I guess it's true, though. I spend my days, 8 to 3, sitting in an office with a computer and telephone. Most of the time is spent on Facebook or playing pointless games or catching up on all that reading lost over freshman year. Plus, the weekly paycheck is not a bad reminder that things could be much worse.

I'm also taking the time to really try and figure out what I want to do with life. I entered college determined to be the 5% that never changes their mind about what they want to do. Entering with two majors in English and Secondary Education was the first step in my goal of becoming a high school English teacher. I had loved reading since a young age and wanted to share that with future generations. It all changed over the summer between senior high school year and move-in day of freshman year.

I spent the summer watching every episode of Law and Order: Special Victims Unit. I had never really been into the crime genre until reading a series of books dealing with it and became hooked. Knowing that my weight, which is less-than-ideal for most people, would prohibit me from taking the Police Academy test and passing, I focused on the other half of the title, the 'order' part of things. Alex Cabot become my goal. I wanted to fight for the proverbial "good guys" with my perfectly groomed blonde hair and impeciable lawyer fashion. While I lack the blonde locks from my childhood and haven't quite gotten my skirts and tailored jackets together, the prosecutors are still what I aim to become.

And before anyone points out that life as an assistant district attorney is nothing like what is portrayed on television, I realized that a while ago from simply researching.

Instead of looking for good schools to get a Masters in English, I've been researching law schools. Instead of reading up on the Classics that every good English major should know inside and out, I thumb through "Criminal Law in a Nutshell."

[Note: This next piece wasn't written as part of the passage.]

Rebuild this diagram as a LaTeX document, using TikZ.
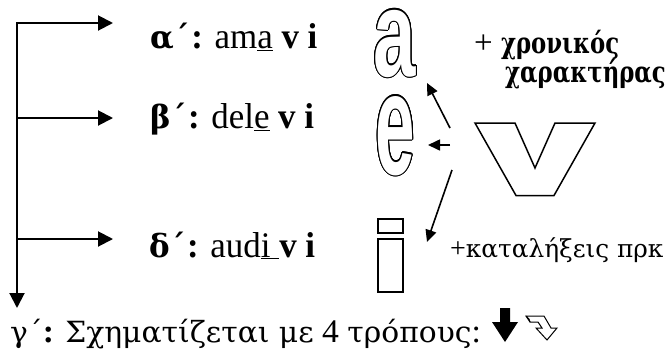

The hardest part is trying to convince my family that I am serious about considering law school. Every time my sister catches me looking into New York Law School or NYU, she has to comment that it won't matter, that I'm going to be an English teacher, not a lawyer. My mother found out when she joined Facebook and saw that, in my profile, I had said I was considering becoming a prosecutor. Somehow, I get the feeling that they don't think I can do it or that I'm blindly following a friend who is also planning on going into law. I wish I could tell them I'm not. I feel a genuine passion for this and even though I still plan on double majoring in both English (which I've heard is a good undergrad degree to start law school with) and Secondary Education (a fall back if anything else), I have added the minors of Political Science and Writing and Rhetoric and I'm currently toying with the idea of a third minor in Communications.

I've been looking for internships for my junior or senior year. Most of them are through the Washington Center in D.C. There's placements in NCIS, the US Marshal Service, the Department of Justice, and the Attorney General's office. When I bring these up with my mother, she seems skeptical about their significance to education and how it would help me become a better teacher. It's as if she doesn't think I am serious about all this when I really want to scream it from the mountaintop that this is the course I want to take in life. I just don't understand why some people are so unsupportive of my goal in life, as uncertain and unlike the person they know it is. Yes, I started as a high school English teacher, but things have changed and what I really want to spend my life doing is standing in front of twelve jurors and argue my case.